▶ **Aim**: Set all the material down again unchanged, without the pictures.

▶ **Input records**:
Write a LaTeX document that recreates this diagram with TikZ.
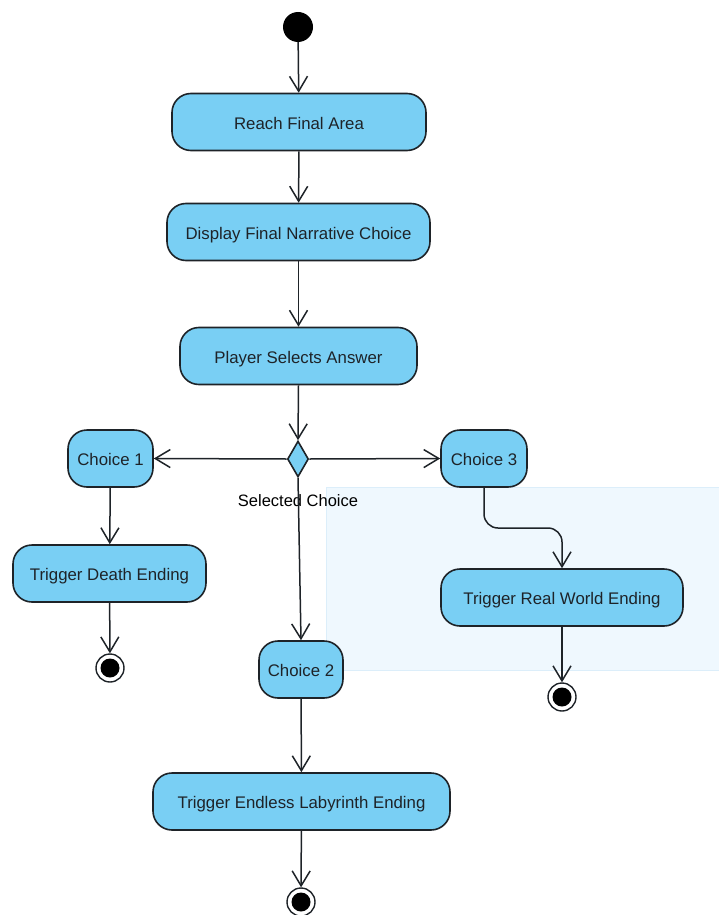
\documentclass[tikz,border=0pt]{standalone}
\usepackage{fontspec}
\setmainfont{Liberation Sans}
\usetikzlibrary{arrows.meta,shapes.geometric}
\definecolor{actfill}{HTML}{79CFF4}
\definecolor{actline}{HTML}{1E2328}
\definecolor{regionfill}{HTML}{EFF8FE}
\definecolor{regionline}{HTML}{DCEEFA}
\begin{document}
\begin{tikzpicture}[x=1pt,y=-1pt,
  action/.style={draw=actline,fill=actfill,line width=1.6pt,rounded corners=19pt,
    minimum height=57pt,inner sep=0pt,text height=14pt,text depth=0pt,
    font=\fontsize{16.8}{19}\selectfont,text=actline},
  decision/.style={draw=actline,fill=actfill,line width=1.6pt,diamond,aspect=0.55,
    minimum width=21pt,minimum height=36pt,inner sep=0pt},
  startnode/.style={circle,fill=black,minimum size=30pt,inner sep=0pt},
  endnode/.style={circle,draw=actline,fill=white,line width=1.4pt,minimum size=28pt,inner sep=0pt,
    path picture={\fill[black] (path picture bounding box.center) circle (9.5pt);}},
  flow/.style={draw=actline,line width=1.5pt,-{Straight Barb[length=15pt,width=18pt,line width=1.5pt]}},
  lbl/.style={font=\fontsize{16.5}{19}\selectfont,text=black,text height=14pt,text depth=0pt,inner sep=0pt}
]
\useasboundingbox (0,0) rectangle (719,915);

% swimlane-like highlighted region
\draw[fill=regionfill,draw=regionline,line width=1pt] (326,487) rectangle (719,670);

% nodes
\node[startnode] (start) at (298,27) {};
\node[action,minimum width=254pt] (reach) at (299,122) {Reach Final Area};
\node[action,minimum width=263pt] (display) at (298.5,232) {Display Final Narrative Choice};
\node[action,minimum width=237pt] (select) at (298.5,356) {Player Selects Answer};
\node[decision] (dec) at (298,459) {};
\node[lbl] (declbl) at (298,499) {Selected Choice};
\node[action,minimum width=85pt] (c1) at (110.5,458.5) {Choice 1};
\node[action,minimum width=86pt] (c3) at (484,458.5) {Choice 3};
\node[action,minimum width=84pt] (c2) at (301,669.5) {Choice 2};
\node[action,minimum width=193pt] (death) at (109.5,573.5) {Trigger Death Ending};
\node[action,minimum width=242pt] (real) at (562,597.5) {Trigger Real World Ending};
\node[action,minimum width=297pt] (laby) at (301.5,801.5) {Trigger Endless Labyrinth Ending};
\node[endnode] (end1) at (110,668) {};
\node[endnode] (end3) at (562,697) {};
\node[endnode] (end2) at (301,902) {};

% control flows
\draw[flow] (start) -- (reach);
\draw[flow] (reach) -- (display);
\draw[flow] (display) -- (select);
\draw[flow] (select.south) -- (dec.north);
\draw[flow] (dec.west) -- (c1.east);
\draw[flow] (dec.east) -- (c3.west);
\draw[flow] (dec.south) -- (c2.north);
\draw[flow] (c1) -- (death);
\draw[flow] (death) -- (end1);
\draw[flow,rounded corners=14pt] (c3.south) -- (c3.south |- 0,528) -| (real.north);
\draw[flow] (real) -- (end3);
\draw[flow] (c2) -- (laby);
\draw[flow] (laby) -- (end2);
\end{tikzpicture}
\end{document}
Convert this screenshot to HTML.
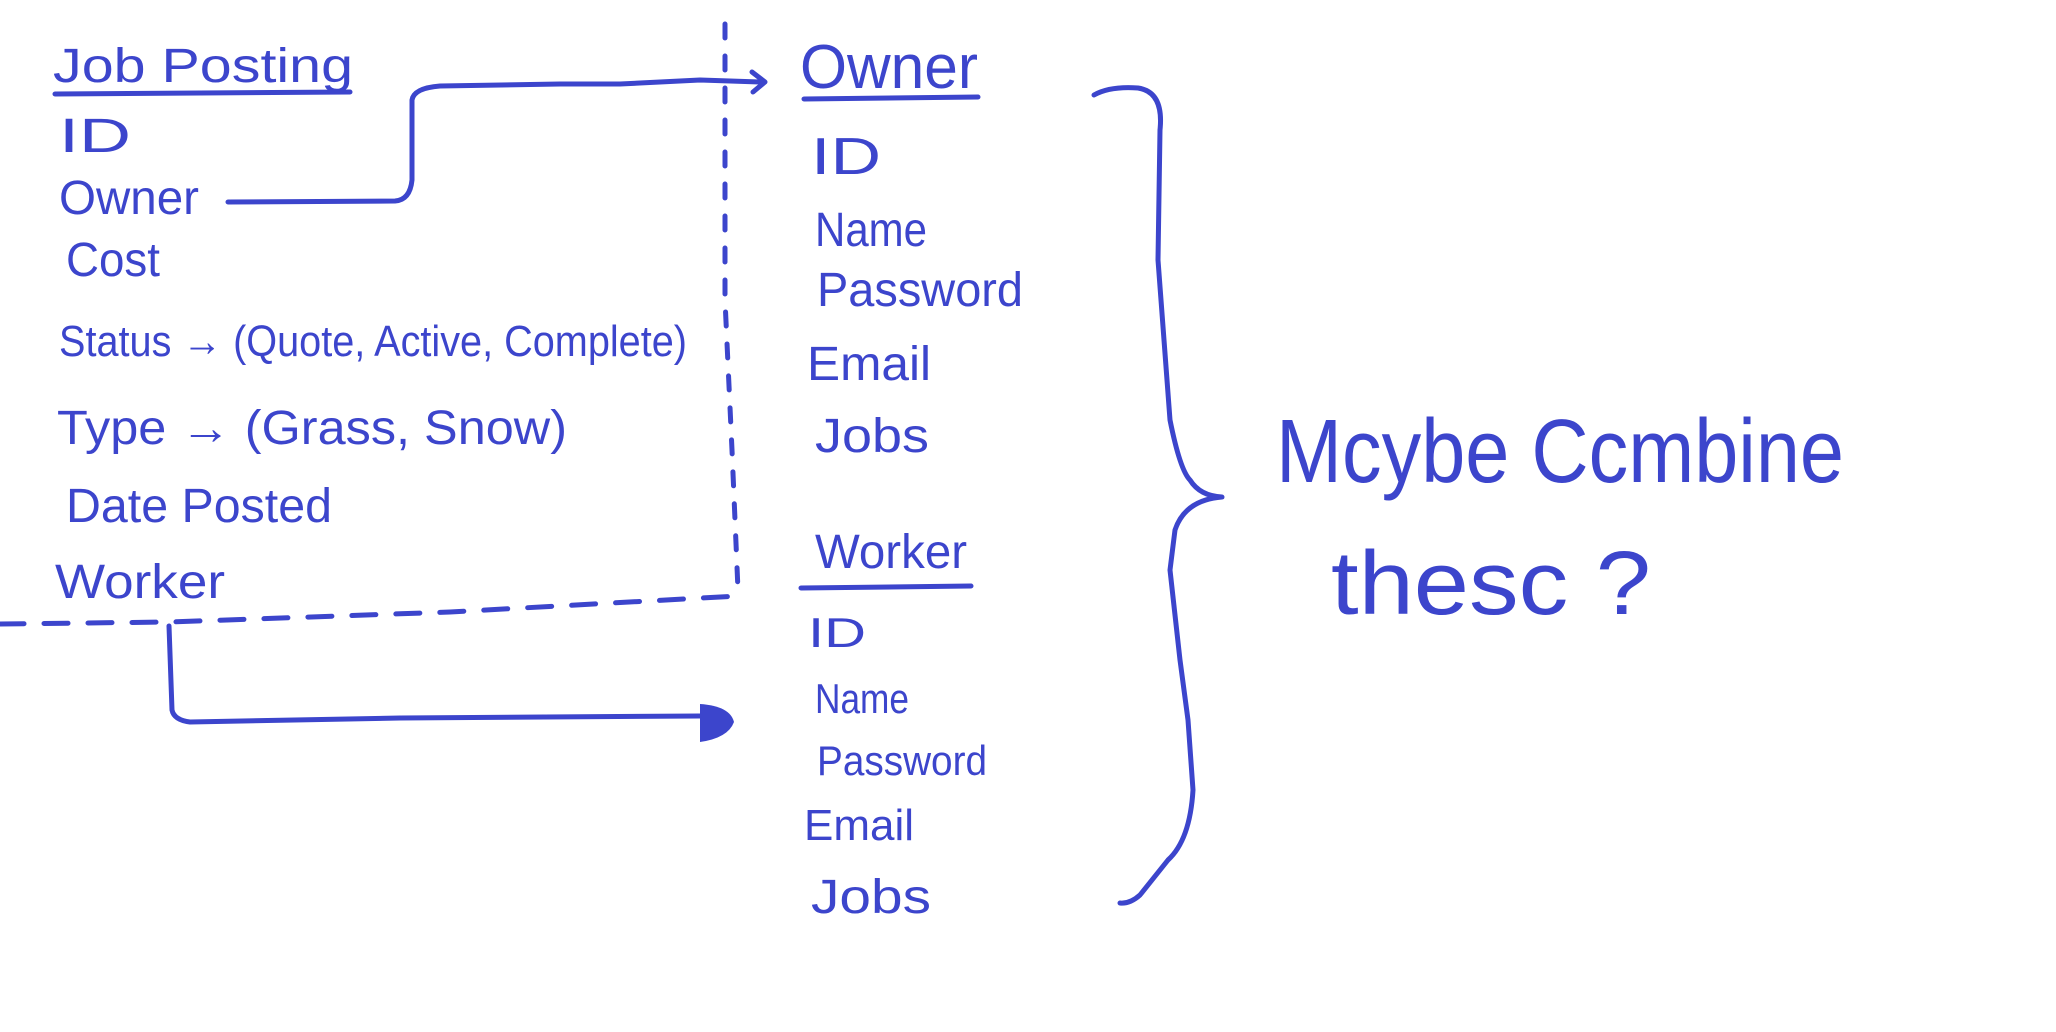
<!DOCTYPE html>
<html><head><style>html,body{margin:0;padding:0;background:#fff}</style></head>
<body>
<svg width="2056" height="1032" viewBox="0 0 2056 1032" xmlns="http://www.w3.org/2000/svg" style="display:block">
<g fill="#3c45cc" font-family="Liberation Sans, sans-serif" font-size="48" lengthAdjust="spacingAndGlyphs">
<text x="53" y="82" textLength="300" lengthAdjust="spacingAndGlyphs">Job  Posting</text>
<text x="59" y="152" textLength="72" lengthAdjust="spacingAndGlyphs">ID</text>
<text x="59" y="214" textLength="140" lengthAdjust="spacingAndGlyphs">Owner</text>
<text x="66" y="276" textLength="94" lengthAdjust="spacingAndGlyphs">Cost</text>
<text x="59" y="356" textLength="628" lengthAdjust="spacingAndGlyphs" font-size="44">Status → (Quote, Active, Complete)</text>
<text x="57" y="444" textLength="510" lengthAdjust="spacingAndGlyphs">Type → (Grass, Snow)</text>
<text x="66" y="522" textLength="266" lengthAdjust="spacingAndGlyphs">Date  Posted</text>
<text x="55" y="598" textLength="170" lengthAdjust="spacingAndGlyphs">Worker</text>

<text x="800" y="88" font-size="62" textLength="178" lengthAdjust="spacingAndGlyphs">Owner</text>
<text x="811" y="174" font-size="52" textLength="70" lengthAdjust="spacingAndGlyphs">ID</text>
<text x="815" y="246" textLength="112" lengthAdjust="spacingAndGlyphs">Name</text>
<text x="817" y="306" textLength="206" lengthAdjust="spacingAndGlyphs">Password</text>
<text x="807" y="380" textLength="124" lengthAdjust="spacingAndGlyphs">Email</text>
<text x="815" y="452" textLength="114" lengthAdjust="spacingAndGlyphs">Jobs</text>

<text x="815" y="568" textLength="152" lengthAdjust="spacingAndGlyphs">Worker</text>
<text x="808" y="647" font-size="42" textLength="58" lengthAdjust="spacingAndGlyphs">ID</text>
<text x="815" y="713" font-size="42" textLength="94" lengthAdjust="spacingAndGlyphs">Name</text>
<text x="817" y="775" font-size="42" textLength="170" lengthAdjust="spacingAndGlyphs">Password</text>
<text x="804" y="840" font-size="44" textLength="110" lengthAdjust="spacingAndGlyphs">Email</text>
<text x="811" y="913" textLength="120" lengthAdjust="spacingAndGlyphs">Jobs</text>

<text x="1276" y="482" font-size="90" textLength="568" lengthAdjust="spacingAndGlyphs">Mcybe  Ccmbine</text>
<text x="1331" y="614" font-size="90" textLength="320" lengthAdjust="spacingAndGlyphs">thesc  ?</text>
</g>
<g fill="none" stroke="#3c45cc" stroke-width="5" stroke-linecap="round" stroke-linejoin="round">
<path d="M55 94 L350 92"/>
<path d="M804 99 L978 97"/>
<path d="M801 588 L971 586"/>
<path d="M228 202 L395 201 Q410 200 412 180 L412 100 Q414 88 440 86 L560 84 L620 84 L700 80 L760 82"/>
<path d="M752 72 L765 82 L753 92"/>
<path d="M725 24 L725 300 L732 450 L738 590" stroke-dasharray="14 18"/>
<path d="M0 624 L170 622 L450 612 L738 596" stroke-dasharray="24 20"/>
<path d="M169 626 L172 710 Q174 720 190 722 L400 718 L700 716"/>
<path d="M1094 95 Q1110 86 1138 88 Q1164 92 1160 130 L1158 260 L1170 420 Q1180 470 1190 480 Q1200 496 1222 497 Q1185 500 1175 530 L1170 570 L1180 660 L1188 720 L1193 790 Q1190 840 1168 860 L1140 895 Q1130 904 1120 903"/>
</g>
<path d="M700 704 Q730 706 734 722 Q728 738 700 742 Z" fill="#3c45cc"/>
</svg>
</body></html>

▶ **Answer in full**:
Write a LaTeX document that recreates this diagram with TikZ.
\documentclass[tikz,border=0pt]{standalone}
\usepackage{fontspec}
\setmainfont{Liberation Sans}
\usetikzlibrary{arrows.meta,shapes.geometric}
\definecolor{actfill}{HTML}{79CFF4}
\definecolor{actline}{HTML}{1E2328}
\definecolor{regionfill}{HTML}{EFF8FE}
\definecolor{regionline}{HTML}{DCEEFA}
\begin{document}
\begin{tikzpicture}[x=1pt,y=-1pt,
  action/.style={draw=actline,fill=actfill,line width=1.6pt,rounded corners=19pt,
    minimum height=57pt,inner sep=0pt,text height=14pt,text depth=0pt,
    font=\fontsize{16.8}{19}\selectfont,text=actline},
  decision/.style={draw=actline,fill=actfill,line width=1.6pt,diamond,aspect=0.55,
    minimum width=21pt,minimum height=36pt,inner sep=0pt},
  startnode/.style={circle,fill=black,minimum size=30pt,inner sep=0pt},
  endnode/.style={circle,draw=actline,fill=white,line width=1.4pt,minimum size=28pt,inner sep=0pt,
    path picture={\fill[black] (path picture bounding box.center) circle (9.5pt);}},
  flow/.style={draw=actline,line width=1.5pt,-{Straight Barb[length=15pt,width=18pt,line width=1.5pt]}},
  lbl/.style={font=\fontsize{16.5}{19}\selectfont,text=black,text height=14pt,text depth=0pt,inner sep=0pt}
]
\useasboundingbox (0,0) rectangle (719,915);

% swimlane-like highlighted region
\draw[fill=regionfill,draw=regionline,line width=1pt] (326,487) rectangle (719,670);

% nodes
\node[startnode] (start) at (298,27) {};
\node[action,minimum width=254pt] (reach) at (299,122) {Reach Final Area};
\node[action,minimum width=263pt] (display) at (298.5,232) {Display Final Narrative Choice};
\node[action,minimum width=237pt] (select) at (298.5,356) {Player Selects Answer};
\node[decision] (dec) at (298,459) {};
\node[lbl] (declbl) at (298,499) {Selected Choice};
\node[action,minimum width=85pt] (c1) at (110.5,458.5) {Choice 1};
\node[action,minimum width=86pt] (c3) at (484,458.5) {Choice 3};
\node[action,minimum width=84pt] (c2) at (301,669.5) {Choice 2};
\node[action,minimum width=193pt] (death) at (109.5,573.5) {Trigger Death Ending};
\node[action,minimum width=242pt] (real) at (562,597.5) {Trigger Real World Ending};
\node[action,minimum width=297pt] (laby) at (301.5,801.5) {Trigger Endless Labyrinth Ending};
\node[endnode] (end1) at (110,668) {};
\node[endnode] (end3) at (562,697) {};
\node[endnode] (end2) at (301,902) {};

% control flows
\draw[flow] (start) -- (reach);
\draw[flow] (reach) -- (display);
\draw[flow] (display) -- (select);
\draw[flow] (select.south) -- (dec.north);
\draw[flow] (dec.west) -- (c1.east);
\draw[flow] (dec.east) -- (c3.west);
\draw[flow] (dec.south) -- (c2.north);
\draw[flow] (c1) -- (death);
\draw[flow] (death) -- (end1);
\draw[flow,rounded corners=14pt] (c3.south) -- (c3.south |- 0,528) -| (real.north);
\draw[flow] (real) -- (end3);
\draw[flow] (c2) -- (laby);
\draw[flow] (laby) -- (end2);
\end{tikzpicture}
\end{document}
Convert this screenshot to HTML.
<!DOCTYPE html>
<html><head><style>html,body{margin:0;padding:0;background:#fff}</style></head>
<body>
<svg width="2056" height="1032" viewBox="0 0 2056 1032" xmlns="http://www.w3.org/2000/svg" style="display:block">
<g fill="#3c45cc" font-family="Liberation Sans, sans-serif" font-size="48" lengthAdjust="spacingAndGlyphs">
<text x="53" y="82" textLength="300" lengthAdjust="spacingAndGlyphs">Job  Posting</text>
<text x="59" y="152" textLength="72" lengthAdjust="spacingAndGlyphs">ID</text>
<text x="59" y="214" textLength="140" lengthAdjust="spacingAndGlyphs">Owner</text>
<text x="66" y="276" textLength="94" lengthAdjust="spacingAndGlyphs">Cost</text>
<text x="59" y="356" textLength="628" lengthAdjust="spacingAndGlyphs" font-size="44">Status → (Quote, Active, Complete)</text>
<text x="57" y="444" textLength="510" lengthAdjust="spacingAndGlyphs">Type → (Grass, Snow)</text>
<text x="66" y="522" textLength="266" lengthAdjust="spacingAndGlyphs">Date  Posted</text>
<text x="55" y="598" textLength="170" lengthAdjust="spacingAndGlyphs">Worker</text>

<text x="800" y="88" font-size="62" textLength="178" lengthAdjust="spacingAndGlyphs">Owner</text>
<text x="811" y="174" font-size="52" textLength="70" lengthAdjust="spacingAndGlyphs">ID</text>
<text x="815" y="246" textLength="112" lengthAdjust="spacingAndGlyphs">Name</text>
<text x="817" y="306" textLength="206" lengthAdjust="spacingAndGlyphs">Password</text>
<text x="807" y="380" textLength="124" lengthAdjust="spacingAndGlyphs">Email</text>
<text x="815" y="452" textLength="114" lengthAdjust="spacingAndGlyphs">Jobs</text>

<text x="815" y="568" textLength="152" lengthAdjust="spacingAndGlyphs">Worker</text>
<text x="808" y="647" font-size="42" textLength="58" lengthAdjust="spacingAndGlyphs">ID</text>
<text x="815" y="713" font-size="42" textLength="94" lengthAdjust="spacingAndGlyphs">Name</text>
<text x="817" y="775" font-size="42" textLength="170" lengthAdjust="spacingAndGlyphs">Password</text>
<text x="804" y="840" font-size="44" textLength="110" lengthAdjust="spacingAndGlyphs">Email</text>
<text x="811" y="913" textLength="120" lengthAdjust="spacingAndGlyphs">Jobs</text>

<text x="1276" y="482" font-size="90" textLength="568" lengthAdjust="spacingAndGlyphs">Mcybe  Ccmbine</text>
<text x="1331" y="614" font-size="90" textLength="320" lengthAdjust="spacingAndGlyphs">thesc  ?</text>
</g>
<g fill="none" stroke="#3c45cc" stroke-width="5" stroke-linecap="round" stroke-linejoin="round">
<path d="M55 94 L350 92"/>
<path d="M804 99 L978 97"/>
<path d="M801 588 L971 586"/>
<path d="M228 202 L395 201 Q410 200 412 180 L412 100 Q414 88 440 86 L560 84 L620 84 L700 80 L760 82"/>
<path d="M752 72 L765 82 L753 92"/>
<path d="M725 24 L725 300 L732 450 L738 590" stroke-dasharray="14 18"/>
<path d="M0 624 L170 622 L450 612 L738 596" stroke-dasharray="24 20"/>
<path d="M169 626 L172 710 Q174 720 190 722 L400 718 L700 716"/>
<path d="M1094 95 Q1110 86 1138 88 Q1164 92 1160 130 L1158 260 L1170 420 Q1180 470 1190 480 Q1200 496 1222 497 Q1185 500 1175 530 L1170 570 L1180 660 L1188 720 L1193 790 Q1190 840 1168 860 L1140 895 Q1130 904 1120 903"/>
</g>
<path d="M700 704 Q730 706 734 722 Q728 738 700 742 Z" fill="#3c45cc"/>
</svg>
</body></html>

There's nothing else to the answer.